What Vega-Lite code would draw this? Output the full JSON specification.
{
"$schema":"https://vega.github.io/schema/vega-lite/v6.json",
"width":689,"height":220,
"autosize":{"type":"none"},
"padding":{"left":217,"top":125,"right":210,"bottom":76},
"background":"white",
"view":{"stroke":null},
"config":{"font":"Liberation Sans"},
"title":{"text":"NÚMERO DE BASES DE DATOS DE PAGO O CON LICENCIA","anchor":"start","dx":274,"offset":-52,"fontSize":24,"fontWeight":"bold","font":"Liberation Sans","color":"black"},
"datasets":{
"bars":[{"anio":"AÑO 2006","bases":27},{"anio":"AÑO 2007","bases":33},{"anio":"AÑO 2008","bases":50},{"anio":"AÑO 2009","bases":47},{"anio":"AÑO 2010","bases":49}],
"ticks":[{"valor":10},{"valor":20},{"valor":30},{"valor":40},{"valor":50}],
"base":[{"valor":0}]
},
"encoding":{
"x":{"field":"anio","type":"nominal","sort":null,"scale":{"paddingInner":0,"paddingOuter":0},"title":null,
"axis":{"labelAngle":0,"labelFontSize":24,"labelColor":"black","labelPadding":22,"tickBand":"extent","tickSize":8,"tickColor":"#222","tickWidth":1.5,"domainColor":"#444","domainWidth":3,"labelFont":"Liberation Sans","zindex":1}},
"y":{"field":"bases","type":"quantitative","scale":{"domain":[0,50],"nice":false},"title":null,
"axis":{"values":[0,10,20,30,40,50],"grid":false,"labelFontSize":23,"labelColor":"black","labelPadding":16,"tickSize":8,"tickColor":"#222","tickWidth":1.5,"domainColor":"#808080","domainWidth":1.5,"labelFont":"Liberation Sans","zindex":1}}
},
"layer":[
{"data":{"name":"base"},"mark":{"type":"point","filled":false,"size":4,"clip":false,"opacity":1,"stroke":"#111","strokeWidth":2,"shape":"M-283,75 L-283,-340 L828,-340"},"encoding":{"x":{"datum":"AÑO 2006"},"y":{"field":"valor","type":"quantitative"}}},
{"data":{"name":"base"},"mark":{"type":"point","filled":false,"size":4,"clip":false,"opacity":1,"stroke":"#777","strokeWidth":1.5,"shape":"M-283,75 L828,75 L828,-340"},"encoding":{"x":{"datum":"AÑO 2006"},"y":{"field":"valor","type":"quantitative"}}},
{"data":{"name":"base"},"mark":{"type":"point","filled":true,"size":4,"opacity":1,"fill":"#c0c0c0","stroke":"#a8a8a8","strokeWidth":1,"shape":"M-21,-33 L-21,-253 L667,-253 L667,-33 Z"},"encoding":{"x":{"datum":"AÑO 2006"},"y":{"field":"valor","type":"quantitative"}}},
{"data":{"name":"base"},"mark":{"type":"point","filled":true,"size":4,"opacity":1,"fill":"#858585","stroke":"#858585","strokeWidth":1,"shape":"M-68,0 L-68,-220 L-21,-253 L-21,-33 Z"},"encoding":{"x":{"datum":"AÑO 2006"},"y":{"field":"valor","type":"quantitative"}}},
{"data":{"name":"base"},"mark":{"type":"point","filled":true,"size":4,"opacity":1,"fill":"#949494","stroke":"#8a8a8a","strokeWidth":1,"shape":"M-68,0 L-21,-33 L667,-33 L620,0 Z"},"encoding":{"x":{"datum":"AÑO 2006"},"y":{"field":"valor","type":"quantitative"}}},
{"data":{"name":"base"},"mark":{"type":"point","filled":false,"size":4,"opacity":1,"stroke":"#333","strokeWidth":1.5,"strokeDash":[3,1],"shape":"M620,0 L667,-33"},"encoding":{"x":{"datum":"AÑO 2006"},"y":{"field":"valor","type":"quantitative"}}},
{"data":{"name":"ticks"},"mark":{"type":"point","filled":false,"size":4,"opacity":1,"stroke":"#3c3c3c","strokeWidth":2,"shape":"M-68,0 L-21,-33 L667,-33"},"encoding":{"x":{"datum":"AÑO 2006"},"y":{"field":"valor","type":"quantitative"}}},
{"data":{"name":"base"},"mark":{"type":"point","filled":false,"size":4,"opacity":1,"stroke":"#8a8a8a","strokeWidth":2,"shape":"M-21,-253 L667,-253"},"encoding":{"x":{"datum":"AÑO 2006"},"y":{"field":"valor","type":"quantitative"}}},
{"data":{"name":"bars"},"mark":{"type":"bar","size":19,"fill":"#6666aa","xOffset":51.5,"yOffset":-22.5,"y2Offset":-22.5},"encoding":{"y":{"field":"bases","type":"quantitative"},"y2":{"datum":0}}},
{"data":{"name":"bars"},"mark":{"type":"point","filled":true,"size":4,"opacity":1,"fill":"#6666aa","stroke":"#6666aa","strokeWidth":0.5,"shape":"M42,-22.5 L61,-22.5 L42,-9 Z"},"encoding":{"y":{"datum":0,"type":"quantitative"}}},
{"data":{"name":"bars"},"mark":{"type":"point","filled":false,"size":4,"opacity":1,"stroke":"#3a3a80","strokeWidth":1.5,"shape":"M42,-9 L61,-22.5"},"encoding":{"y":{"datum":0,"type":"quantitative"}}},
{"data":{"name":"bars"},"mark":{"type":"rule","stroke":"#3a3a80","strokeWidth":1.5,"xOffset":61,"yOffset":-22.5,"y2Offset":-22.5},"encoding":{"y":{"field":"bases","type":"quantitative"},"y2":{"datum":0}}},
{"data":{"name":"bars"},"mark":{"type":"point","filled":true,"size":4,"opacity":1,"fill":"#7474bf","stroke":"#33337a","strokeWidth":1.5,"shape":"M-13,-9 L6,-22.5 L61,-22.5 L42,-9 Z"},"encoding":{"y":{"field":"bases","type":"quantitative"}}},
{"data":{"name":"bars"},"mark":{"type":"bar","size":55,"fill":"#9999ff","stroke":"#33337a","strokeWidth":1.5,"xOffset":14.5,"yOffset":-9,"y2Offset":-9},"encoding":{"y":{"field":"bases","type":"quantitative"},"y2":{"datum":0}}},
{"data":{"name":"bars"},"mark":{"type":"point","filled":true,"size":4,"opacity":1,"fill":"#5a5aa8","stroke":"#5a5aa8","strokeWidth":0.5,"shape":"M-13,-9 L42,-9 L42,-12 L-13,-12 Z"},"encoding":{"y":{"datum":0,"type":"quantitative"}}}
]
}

------------------------------------------------------------------------

■ Set exercise
All of the material must be reproduced exactly.

■ Output for this exercise
What Vega-Lite code would draw this? Output the full JSON specification.
{
"$schema":"https://vega.github.io/schema/vega-lite/v6.json",
"width":689,"height":220,
"autosize":{"type":"none"},
"padding":{"left":217,"top":125,"right":210,"bottom":76},
"background":"white",
"view":{"stroke":null},
"config":{"font":"Liberation Sans"},
"title":{"text":"NÚMERO DE BASES DE DATOS DE PAGO O CON LICENCIA","anchor":"start","dx":274,"offset":-52,"fontSize":24,"fontWeight":"bold","font":"Liberation Sans","color":"black"},
"datasets":{
"bars":[{"anio":"AÑO 2006","bases":27},{"anio":"AÑO 2007","bases":33},{"anio":"AÑO 2008","bases":50},{"anio":"AÑO 2009","bases":47},{"anio":"AÑO 2010","bases":49}],
"ticks":[{"valor":10},{"valor":20},{"valor":30},{"valor":40},{"valor":50}],
"base":[{"valor":0}]
},
"encoding":{
"x":{"field":"anio","type":"nominal","sort":null,"scale":{"paddingInner":0,"paddingOuter":0},"title":null,
"axis":{"labelAngle":0,"labelFontSize":24,"labelColor":"black","labelPadding":22,"tickBand":"extent","tickSize":8,"tickColor":"#222","tickWidth":1.5,"domainColor":"#444","domainWidth":3,"labelFont":"Liberation Sans","zindex":1}},
"y":{"field":"bases","type":"quantitative","scale":{"domain":[0,50],"nice":false},"title":null,
"axis":{"values":[0,10,20,30,40,50],"grid":false,"labelFontSize":23,"labelColor":"black","labelPadding":16,"tickSize":8,"tickColor":"#222","tickWidth":1.5,"domainColor":"#808080","domainWidth":1.5,"labelFont":"Liberation Sans","zindex":1}}
},
"layer":[
{"data":{"name":"base"},"mark":{"type":"point","filled":false,"size":4,"clip":false,"opacity":1,"stroke":"#111","strokeWidth":2,"shape":"M-283,75 L-283,-340 L828,-340"},"encoding":{"x":{"datum":"AÑO 2006"},"y":{"field":"valor","type":"quantitative"}}},
{"data":{"name":"base"},"mark":{"type":"point","filled":false,"size":4,"clip":false,"opacity":1,"stroke":"#777","strokeWidth":1.5,"shape":"M-283,75 L828,75 L828,-340"},"encoding":{"x":{"datum":"AÑO 2006"},"y":{"field":"valor","type":"quantitative"}}},
{"data":{"name":"base"},"mark":{"type":"point","filled":true,"size":4,"opacity":1,"fill":"#c0c0c0","stroke":"#a8a8a8","strokeWidth":1,"shape":"M-21,-33 L-21,-253 L667,-253 L667,-33 Z"},"encoding":{"x":{"datum":"AÑO 2006"},"y":{"field":"valor","type":"quantitative"}}},
{"data":{"name":"base"},"mark":{"type":"point","filled":true,"size":4,"opacity":1,"fill":"#858585","stroke":"#858585","strokeWidth":1,"shape":"M-68,0 L-68,-220 L-21,-253 L-21,-33 Z"},"encoding":{"x":{"datum":"AÑO 2006"},"y":{"field":"valor","type":"quantitative"}}},
{"data":{"name":"base"},"mark":{"type":"point","filled":true,"size":4,"opacity":1,"fill":"#949494","stroke":"#8a8a8a","strokeWidth":1,"shape":"M-68,0 L-21,-33 L667,-33 L620,0 Z"},"encoding":{"x":{"datum":"AÑO 2006"},"y":{"field":"valor","type":"quantitative"}}},
{"data":{"name":"base"},"mark":{"type":"point","filled":false,"size":4,"opacity":1,"stroke":"#333","strokeWidth":1.5,"strokeDash":[3,1],"shape":"M620,0 L667,-33"},"encoding":{"x":{"datum":"AÑO 2006"},"y":{"field":"valor","type":"quantitative"}}},
{"data":{"name":"ticks"},"mark":{"type":"point","filled":false,"size":4,"opacity":1,"stroke":"#3c3c3c","strokeWidth":2,"shape":"M-68,0 L-21,-33 L667,-33"},"encoding":{"x":{"datum":"AÑO 2006"},"y":{"field":"valor","type":"quantitative"}}},
{"data":{"name":"base"},"mark":{"type":"point","filled":false,"size":4,"opacity":1,"stroke":"#8a8a8a","strokeWidth":2,"shape":"M-21,-253 L667,-253"},"encoding":{"x":{"datum":"AÑO 2006"},"y":{"field":"valor","type":"quantitative"}}},
{"data":{"name":"bars"},"mark":{"type":"bar","size":19,"fill":"#6666aa","xOffset":51.5,"yOffset":-22.5,"y2Offset":-22.5},"encoding":{"y":{"field":"bases","type":"quantitative"},"y2":{"datum":0}}},
{"data":{"name":"bars"},"mark":{"type":"point","filled":true,"size":4,"opacity":1,"fill":"#6666aa","stroke":"#6666aa","strokeWidth":0.5,"shape":"M42,-22.5 L61,-22.5 L42,-9 Z"},"encoding":{"y":{"datum":0,"type":"quantitative"}}},
{"data":{"name":"bars"},"mark":{"type":"point","filled":false,"size":4,"opacity":1,"stroke":"#3a3a80","strokeWidth":1.5,"shape":"M42,-9 L61,-22.5"},"encoding":{"y":{"datum":0,"type":"quantitative"}}},
{"data":{"name":"bars"},"mark":{"type":"rule","stroke":"#3a3a80","strokeWidth":1.5,"xOffset":61,"yOffset":-22.5,"y2Offset":-22.5},"encoding":{"y":{"field":"bases","type":"quantitative"},"y2":{"datum":0}}},
{"data":{"name":"bars"},"mark":{"type":"point","filled":true,"size":4,"opacity":1,"fill":"#7474bf","stroke":"#33337a","strokeWidth":1.5,"shape":"M-13,-9 L6,-22.5 L61,-22.5 L42,-9 Z"},"encoding":{"y":{"field":"bases","type":"quantitative"}}},
{"data":{"name":"bars"},"mark":{"type":"bar","size":55,"fill":"#9999ff","stroke":"#33337a","strokeWidth":1.5,"xOffset":14.5,"yOffset":-9,"y2Offset":-9},"encoding":{"y":{"field":"bases","type":"quantitative"},"y2":{"datum":0}}},
{"data":{"name":"bars"},"mark":{"type":"point","filled":true,"size":4,"opacity":1,"fill":"#5a5aa8","stroke":"#5a5aa8","strokeWidth":0.5,"shape":"M-13,-9 L42,-9 L42,-12 L-13,-12 Z"},"encoding":{"y":{"datum":0,"type":"quantitative"}}}
]
}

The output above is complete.